Türkiye’de ki ekonomi daralma vatandaşa vergi yükü olarak dönmeye devam ediyor. Avrupa veya ABD’de bir asgari ücretle çalışan kişi 5 maaşıyla orta sınıf bir araç alırken, kur oranları ve yüksek vergiler yüzünden Türkiye’de ki bir asgari ücretlinin maaşıyla araba alması hayallerden öreye gitmiyor.
LÜKS ARAÇ BİR HAYAL OLDU
Yerli bir araba markası olmayan Türkiye bu yüzden otomobil ve diğer birçok sektörde olduğu gibi dışa bağımlı durumda. TL’nin döviz karşısında hızla eriyen değerinin yanı sıra artan vergi oranları, vatandaşın lüks araba arzularını, gerçekleşmesi zor hayallere sıkıştırmış durumda. Örneğin, 2.0 litre hacmindeki 270 beygirlik benzinli motor ve 8 ileri otomatik şanzıman kombinasyonu, 4×4 yeteneği, kapsamlı güvenlik donanımları ve konfor özellikleriyle dikkatleri çeken Amerikan Jeep markası, Wrangler Rubicon ABD’de ki fiyatı yaklaşık 38 bin Dolar. Yani ABD’de yaşayan bir asgari ücretli Wrangler Rubicon marka bir arabaya yaklaşık 15 aylık maaşıyla sahip olma imkanı varken, Türkiye’de otomobil satışlarına uygulanan ağır vergilerden ve kur etkisinden dolayı Türkiye’de ki satışı 1 milyon 75 bin TL’den satılıyor. Buda Türkiye’de ki bir asgari ücretlinin 463 aylık maaşına bedel.

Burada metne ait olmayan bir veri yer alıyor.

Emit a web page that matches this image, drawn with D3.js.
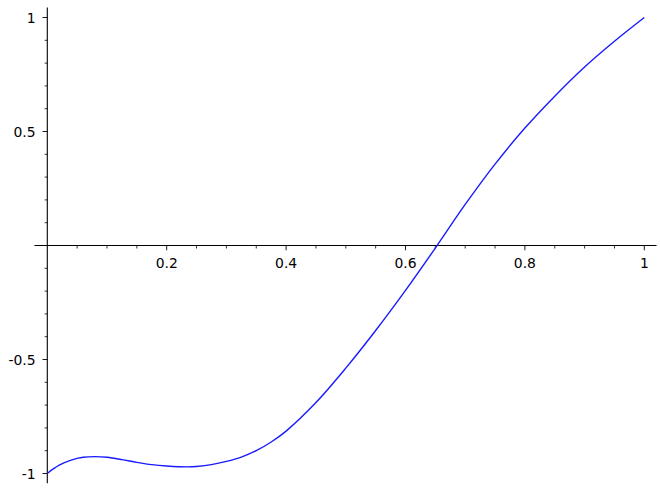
<!DOCTYPE html>
<html>
<head>
<meta charset="utf-8">
<script src="https://cdn.jsdelivr.net/npm/d3@7"></script>
<style>
  html, body { margin: 0; padding: 0; background: #fff; }
  svg { display: block; }
  text { font-family: "DejaVu Sans", sans-serif; font-size: 13.9px; fill: #000; }
</style>
</head>
<body>
<svg id="chart" width="660" height="500"></svg>
<script>
// Curve samples
const xValues = [0, 0.01, 0.02, 0.04, 0.06, 0.08, 0.10, 0.125, 0.15, 0.175, 0.20, 0.235, 0.25, 0.275, 0.30, 0.325, 0.35, 0.375, 0.40, 0.45, 0.50, 0.55, 0.60, 0.65, 0.70, 0.75, 0.80, 0.85, 0.90, 0.95, 1.0];
const yValues = [-1, -0.980, -0.963, -0.941, -0.929, -0.926, -0.929, -0.939, -0.951, -0.961, -0.967, -0.971, -0.969, -0.961, -0.947, -0.928, -0.900, -0.862, -0.814, -0.689, -0.538, -0.373, -0.197, -0.011, 0.180, 0.357, 0.515, 0.655, 0.783, 0.896, 1.0];

const xMajorTicks = [0.2, 0.4, 0.6, 0.8, 1];
const xTickLabels = ["0.2", "0.4", "0.6", "0.8", "1"];
const yMajorTicks = [-1, -0.5, 0.5, 1];
const yTickLabels = ["-1", "-0.5", "0.5", "1"];
const xMinorStep = 0.05;
const yMinorStep = 0.1;

const svg = d3.select("#chart");
const x = d3.scaleLinear().domain([0, 1]).range([47.3, 644.3]);
const y = d3.scaleLinear().domain([-1, 1]).range([473.5, 17.5]);

const x0 = x(0), y0 = y(0);

// axis lines
svg.append("line")
  .attr("x1", x(-0.0215)).attr("x2", x(1.0205))
  .attr("y1", y0).attr("y2", y0)
  .attr("stroke", "#000").attr("stroke-width", 1.1);
svg.append("line")
  .attr("x1", x0).attr("x2", x0)
  .attr("y1", y(1.044)).attr("y2", y(-1.043))
  .attr("stroke", "#000").attr("stroke-width", 1.1);

// x ticks
const xMinor = d3.range(1, 20).map(i => i * xMinorStep).filter(v => !xMajorTicks.some(m => Math.abs(m - v) < 1e-9));
svg.append("g").selectAll("line").data(xMinor).join("line")
  .attr("x1", d => x(d)).attr("x2", d => x(d))
  .attr("y1", y0).attr("y2", y0 + 3)
  .attr("stroke", "#000").attr("stroke-width", 0.8);
svg.append("g").selectAll("line").data(xMajorTicks).join("line")
  .attr("x1", d => x(d)).attr("x2", d => x(d))
  .attr("y1", y0).attr("y2", y0 + 4.8)
  .attr("stroke", "#000").attr("stroke-width", 0.9);
svg.append("g").selectAll("text").data(xMajorTicks).join("text")
  .attr("x", d => x(d)).attr("y", y0 + 22.3)
  .attr("text-anchor", "middle")
  .text((d, i) => xTickLabels[i]);

// y ticks
const yMinor = d3.range(-10, 11).map(i => i * yMinorStep).filter(v => Math.abs(v) > 1e-9 && !yMajorTicks.some(m => Math.abs(m - v) < 1e-9));
svg.append("g").selectAll("line").data(yMinor).join("line")
  .attr("x1", x0 - 2.6).attr("x2", x0)
  .attr("y1", d => y(d)).attr("y2", d => y(d))
  .attr("stroke", "#000").attr("stroke-width", 0.8);
svg.append("g").selectAll("line").data(yMajorTicks).join("line")
  .attr("x1", x0 - 4.8).attr("x2", x0)
  .attr("y1", d => y(d)).attr("y2", d => y(d))
  .attr("stroke", "#000").attr("stroke-width", 0.9);
svg.append("g").selectAll("text").data(yMajorTicks).join("text")
  .attr("x", x0 - 11.8).attr("y", d => y(d) + 5.1)
  .attr("text-anchor", "end")
  .text((d, i) => yTickLabels[i]);

// curve
const pts = xValues.map((v, i) => [v, yValues[i]]);
const line = d3.line().x(d => x(d[0])).y(d => y(d[1])).curve(d3.curveCatmullRom.alpha(0.5));
svg.append("path")
  .attr("d", line(pts))
  .attr("fill", "none")
  .attr("stroke", "#1a1aff")
  .attr("stroke-width", 1.4);
</script>
</body>
</html>
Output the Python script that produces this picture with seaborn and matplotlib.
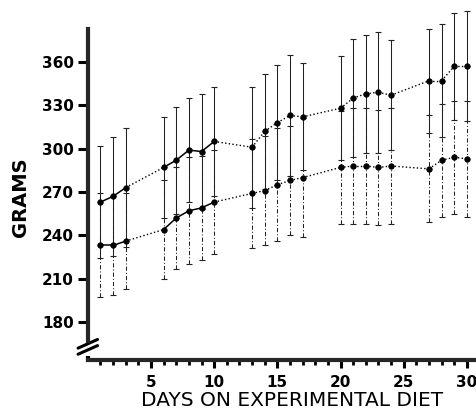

Yani Türkiye’de yaşayan bir asgari ücretli Amerikan Jeep markası, Wrangler Rubicon’a sahip olabilmek için maaşının bir kuruşuna bile dokunmadan biriktirse bile 38 yıl 5 aylık maaşına tekabül ediyor.
Wrangler Rubicon marka bir araç almak isteyen bir kişi yüzde 110 ÖTV ve yüzde 18 KDV’ye sahip araca ayrıca yüzde 60’lık ek ABD vergisi ödemek zorunda. Buda yüzde 75 vergi demek.